Parris Campbell and Deon Cain
For all of us waiting for these two to make an impact, the wait continues. With T.Y. Hilton out for 3-4 weeks, the hope is that one or both of the young receivers would step up and help to fill Hilton’s role. Even as complementary options, neither has found a great deal of success, and this game was no different.
Deon Cain dropped the only two targets to go his way in this game, and while many have complained that Jacoby Brissett often doesn’t look his way, his continuing inability to make plays when the ball does come his way seem to spell why he gets overlooked. At this point perhaps the best move would be to give some snaps over to special teamer Ashton Dulin and see what he can do.

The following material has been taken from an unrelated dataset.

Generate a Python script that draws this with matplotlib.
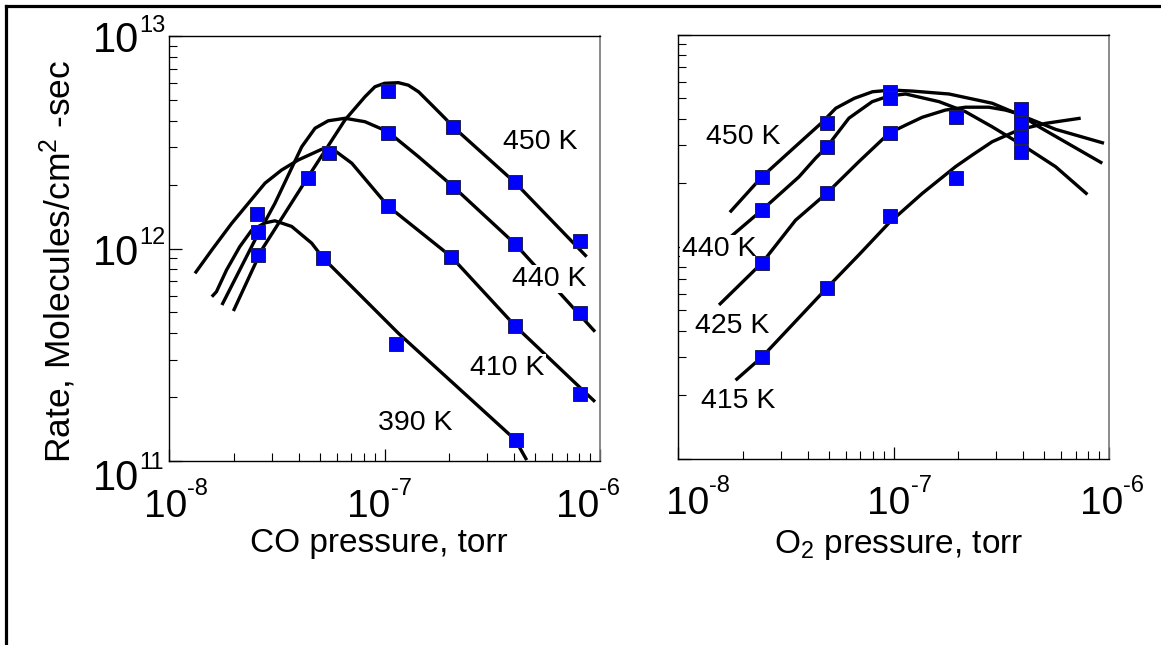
import matplotlib
matplotlib.use('Agg')
import matplotlib.pyplot as plt
from matplotlib.transforms import blended_transform_factory, ScaledTranslation
from matplotlib.ticker import LogLocator, NullFormatter
from matplotlib.lines import Line2D

plt.rcParams['font.family'] = ['Liberation Sans', 'DejaVu Sans']
plt.rcParams['mathtext.fontset'] = 'custom'
plt.rcParams['mathtext.rm'] = 'Liberation Sans'
plt.rcParams['mathtext.it'] = 'Liberation Sans:italic'
plt.rcParams['mathtext.bf'] = 'Liberation Sans:bold'
plt.rcParams['mathtext.default'] = 'regular'

# ---------------- Left panel: rate vs CO pressure ----------------
co_450_x = [2.6e-8, 4.4e-8, 1.04e-7, 2.08e-7, 4.05e-7, 8.1e-7]
co_450_y = [9.3e11, 2.15e12, 5.5e12, 3.75e12, 2.05e12, 1.08e12]
co_440_x = [1.04e-7, 2.08e-7, 4.05e-7, 8.1e-7]
co_440_y = [3.5e12, 1.95e12, 1.05e12, 4.95e11]
co_410_x = [2.57e-8, 5.55e-8, 1.04e-7, 2.04e-7, 4.05e-7, 8.1e-7]
co_410_y = [1.46e12, 2.82e12, 1.58e12, 9.15e11, 4.32e11, 2.06e11]
co_390_x = [2.59e-8, 5.2e-8, 1.13e-7, 4.06e-7]
co_390_y = [1.19e12, 9.0e11, 3.55e11, 1.26e11]

fit_co_450_x = [1.99e-8, 2.69e-8, 4.39e-8, 6.56e-8, 8.12e-8, 9.03e-8, 1.0e-7, 1.16e-7, 1.29e-7,
                1.44e-7, 1.66e-7, 1.91e-7, 2.08e-7, 4.04e-7, 8.67e-7]
fit_co_450_y = [5.08e11, 9.84e11, 2.15e12, 4.03e12, 5.18e12, 5.77e12, 5.99e12, 6.03e12, 5.87e12,
                5.46e12, 4.73e12, 4.10e12, 3.74e12, 2.04e12, 9.15e11]
fit_co_440_x = [1.76e-8, 2.51e-8, 3.1e-8, 4.13e-8, 4.76e-8, 5.48e-8, 6.56e-8, 8.12e-8, 1.035e-7, 1.44e-7, 2.09e-7, 4.04e-7, 9.48e-7]
fit_co_440_y = [5.42e11, 1.10e12, 1.63e12, 3.01e12, 3.68e12, 3.99e12, 4.10e12, 3.95e12, 3.55e12, 2.70e12, 1.95e12, 1.05e12, 4.06e11]
fit_co_410_x = [1.32e-8, 1.58e-8, 1.95e-8, 2.79e-8, 3.33e-8, 3.98e-8, 5.11e-8, 5.69e-8, 7.05e-8, 1.04e-7, 2.04e-7, 4.04e-7, 9.48e-7]
fit_co_410_y = [7.64e11, 9.84e11, 1.31e12, 2.03e12, 2.34e12, 2.61e12, 2.93e12, 2.96e12, 2.52e12, 1.58e12, 9.15e11, 4.32e11, 1.90e11]
fit_co_390_x = [1.58e-8, 1.66e-8, 1.85e-8, 2.13e-8, 2.42e-8, 2.79e-8, 3.1e-8, 3.71e-8, 4.59e-8, 5.2e-8, 1.16e-7, 4.04e-7, 4.57e-7]
fit_co_390_y = [5.93e11, 6.26e11, 7.93e11, 1.02e12, 1.22e12, 1.32e12, 1.35e12, 1.27e12, 1.06e12, 9.0e11, 3.99e11, 1.26e11, 1.01e11]

# ---------------- Right panel: rate vs O2 pressure ----------------
o2_450_x = [2.46e-8, 4.89e-8, 9.6e-8, 3.92e-7]
o2_450_y = [2.13e12, 3.84e12, 5.37e12, 3.81e12]
o2_440_x = [2.46e-8, 4.89e-8, 9.6e-8, 3.92e-7]
o2_440_y = [1.49e12, 2.96e12, 5.0e12, 2.80e12]
o2_425_x = [2.46e-8, 4.89e-8, 9.6e-8, 1.95e-7, 3.92e-7]
o2_425_y = [8.39e11, 1.79e12, 3.42e12, 4.07e12, 4.44e12]
o2_415_x = [2.46e-8, 4.89e-8, 9.6e-8, 1.95e-7, 3.92e-7]
o2_415_y = [3.02e11, 6.39e11, 1.39e12, 2.11e12, 3.30e12]

fit_o2_450_x = [1.74e-8, 2.45e-8, 3.36e-8, 4.61e-8, 5.40e-8, 6.58e-8, 7.99e-8, 9.77e-8, 1.22e-7, 1.81e-7, 2.87e-7, 4.10e-7, 5.65e-7, 9.48e-7]
fit_o2_450_y = [1.45e12, 2.13e12, 2.85e12, 3.81e12, 4.49e12, 5.0e12, 5.37e12, 5.47e12, 5.41e12, 5.24e12, 4.74e12, 4.07e12, 3.57e12, 3.07e12]
fit_o2_440_x = [1.68e-8, 2.46e-8, 3.64e-8, 4.35e-8, 4.92e-8, 6.21e-8, 7.96e-8, 9.52e-8, 1.14e-7, 1.63e-7, 2.16e-7, 2.87e-7, 3.96e-7, 5.65e-7, 7.94e-7]
fit_o2_440_y = [1.07e12, 1.49e12, 2.13e12, 2.61e12, 2.96e12, 4.03e12, 4.82e12, 5.13e12, 5.24e12, 4.82e12, 4.32e12, 3.67e12, 3.01e12, 2.38e12, 1.76e12]
fit_o2_425_x = [1.55e-8, 2.46e-8, 3.51e-8, 4.92e-8, 6.90e-8, 9.52e-8, 1.14e-7, 1.36e-7, 1.74e-7, 2.16e-7, 2.77e-7, 3.31e-7, 3.82e-7, 4.73e-7, 9.31e-7]
fit_o2_425_y = [5.30e11, 8.39e11, 1.33e12, 1.79e12, 2.51e12, 3.42e12, 3.74e12, 4.07e12, 4.40e12, 4.54e12, 4.54e12, 4.40e12, 4.22e12, 3.67e12, 2.47e12]
fit_o2_415_x = [1.85e-8, 2.46e-8, 4.92e-8, 6.90e-8, 9.52e-8, 1.36e-7, 1.94e-7, 2.32e-7, 2.87e-7, 3.82e-7, 5.08e-7, 7.39e-7]
fit_o2_415_y = [2.34e11, 3.02e11, 6.39e11, 9.12e11, 1.29e12, 1.78e12, 2.38e12, 2.70e12, 3.12e12, 3.55e12, 3.81e12, 4.03e12]

x_tick_values = [1e-8, 1e-7, 1e-6]
x_tick_exps = ['-8', '-7', '-6']
y_tick_values = [1e11, 1e12, 1e13]
y_tick_exps = ['11', '12', '13']

left_labels = ['450 K', '440 K', '410 K', '390 K']
left_label_pos = [(5.27e-7, 3.18e12), (5.8e-7, 7.18e11), (3.72e-7, 2.74e11), (1.39e-7, 1.51e11)]
right_labels = ['450 K', '440 K', '425 K', '415 K']
right_label_pos = [(2.0e-8, 3.30e12), (1.55e-8, 9.73e11), (1.78e-8, 4.23e11), (1.91e-8, 1.87e11)]

W, H = 1161, 645
fig = plt.figure(figsize=(W / 100, H / 100), dpi=100)
fig.patch.set_facecolor('white')

axL = fig.add_axes([169 / W, 1 - 461 / H, 431 / W, 425 / H])
axR = fig.add_axes([678 / W, 1 - 458.5 / H, 431 / W, 424 / H])

XT_FS = 28
YT_FS = 30
SUP_FS = 17
LABEL_FS = 20.5
AX_FS = 24


def px(dx, dy):
    """offset in pixels (dy positive = downward)"""
    return ScaledTranslation(dx / 100, -dy / 100, fig.dpi_scale_trans)


def style(ax):
    ax.set_xscale('log')
    ax.set_yscale('log')
    ax.set_xlim(1e-8, 1e-6)
    ax.set_ylim(1e11, 1e13)
    for axis in (ax.xaxis, ax.yaxis):
        axis.set_minor_locator(LogLocator(base=10, subs=range(2, 10), numticks=30))
        axis.set_minor_formatter(NullFormatter())
    ax.set_yticks(y_tick_values)
    ax.set_yticklabels([])
    ax.set_xticks(x_tick_values)
    ax.set_xticklabels([])
    ax.tick_params(which='both', direction='in', top=False, right=False,
                   labelbottom=False, labelleft=False, color='black')
    ax.tick_params(which='major', length=9, width=0.9)
    ax.tick_params(which='minor', length=6, width=0.8)
    for side in ('left', 'bottom', 'top'):
        ax.spines[side].set_linewidth(1.0)
        ax.spines[side].set_color('black')
    ax.spines['right'].set_linewidth(1.2)
    ax.spines['right'].set_color('#777777')


style(axL)
style(axR)

# x tick labels: "10" with a small raised exponent (centre offsets in px)
x_label_centre_offsets = {id(axL): [7, -5, -12], id(axR): [20, 6, 3]}
for ax in (axL, axR):
    tr = blended_transform_factory(ax.transData, ax.transAxes)
    for v, e, off in zip(x_tick_values, x_tick_exps, x_label_centre_offsets[id(ax)]):
        j = off + 11
        ax.text(v, 0, '10', transform=tr + px(j, 56), ha='right', va='baseline', fontsize=XT_FS)
        ax.text(v, 0, e, transform=tr + px(j, 34), ha='left', va='baseline', fontsize=SUP_FS)

# y tick labels (left panel only)
y_label_drop = [29, 16.5, 16.5]
tr = blended_transform_factory(axL.transAxes, axL.transData)
for v, e, dy in zip(y_tick_values, y_tick_exps, y_label_drop):
    axL.text(0, v, '10', transform=tr + px(139 - 169, dy), ha='right', va='baseline', fontsize=YT_FS)
    axL.text(0, v, e, transform=tr + px(139 - 169, dy - 21), ha='left', va='baseline', fontsize=SUP_FS)

LW = 2.4
MS = 10.5


def draw(ax, fx, fy, px_, py_):
    ax.plot(fx, fy, color='black', lw=LW, solid_capstyle='butt', solid_joinstyle='round', zorder=2)
    ax.plot(px_, py_, 's', ms=MS, mfc='#0000ff', mec='#202050', mew=0.7, zorder=4, clip_on=False)


draw(axL, fit_co_450_x, fit_co_450_y, co_450_x, co_450_y)
draw(axL, fit_co_440_x, fit_co_440_y, co_440_x, co_440_y)
draw(axL, fit_co_410_x, fit_co_410_y, co_410_x, co_410_y)
draw(axL, fit_co_390_x, fit_co_390_y, co_390_x, co_390_y)

draw(axR, fit_o2_450_x, fit_o2_450_y, o2_450_x, o2_450_y)
draw(axR, fit_o2_440_x, fit_o2_440_y, o2_440_x, o2_440_y)
draw(axR, fit_o2_425_x, fit_o2_425_y, o2_425_x, o2_425_y)
draw(axR, fit_o2_415_x, fit_o2_415_y, o2_415_x, o2_415_y)

for s, (x, y) in zip(left_labels, left_label_pos):
    axL.text(x, y, s, fontsize=LABEL_FS, ha='center', va='center', zorder=2.2,
             bbox=dict(facecolor='white', edgecolor='none', pad=1.0))
for s, (x, y) in zip(right_labels, right_label_pos):
    axR.text(x, y, s, fontsize=LABEL_FS, ha='center', va='center', zorder=2.2,
             bbox=dict(facecolor='white', edgecolor='none', pad=1.0))

axL.set_xlabel('CO pressure, torr', fontsize=AX_FS, va='center')
axL.xaxis.set_label_coords((379 - 169) / 431, -(543.5 - 461) / 425)
axR.set_xlabel('O$_{2}$ pressure, torr', fontsize=AX_FS, va='center')
axR.xaxis.set_label_coords((898.7 - 678) / 431, -(545 - 458.5) / 424)
axL.set_ylabel('Rate, Molecules/cm$^{2}$ -sec', fontsize=25.5, va='center', ha='center')
axL.yaxis.set_label_coords((57.5 - 169) / 431, (461 - 261) / 425)

# figure frame (left and top edges visible in the reference)
fig.add_artist(Line2D([5.5 / W, 5.5 / W], [0, 1 - 5.5 / H], transform=fig.transFigure,
                      color='black', lw=2.3))
fig.add_artist(Line2D([5.5 / W, 1], [1 - 5.5 / H, 1 - 5.5 / H], transform=fig.transFigure,
                      color='black', lw=2.3))

fig.savefig('out.png', dpi=100, facecolor='white')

Campbell had a few moments of brilliance, but they were accented by problems. He muffed a kick early, and on a long run that would almost certainly have resulted in a touchdown, he tripped over his own feet and fumbled the ball. Fortunately it went out of bounds, but it perfectly encapsulates his impact this season. Ineffective with a hint of disaster.
This has not been a good year for Glowinski. He has almost certainly guaranteed that Chris Ballard will be drafting his replacement with his play so far this season. T.J. Watt had Glowinski so out of sorts in this game that he barely knew where he was. At one point he drew a hands to the face penalty and completely removed a player’s helmet, which was his second penalty on that drive. Against good pass rushers, Glowinski has been exposed this season, and this was a defense that brought consistent pressure. I’m not sure that even a solid back half of the season would be enough to secure Glowinski’s role.
Brian Hoyer – While he did a lot of things well, his pick six to Minkah Fitzpatrick was a pass he never should have thrown. He simply never saw Fitzpatrick. He also had a rough time sensing pressure. As a backup who missed camp, however, it seemed unfair to label him a full-on loser.
Anthony Castonzo – Castonzo struggled against Bud Dupree and in general did not have a great showing.
The Officials – They’re still just awful. So, so bad.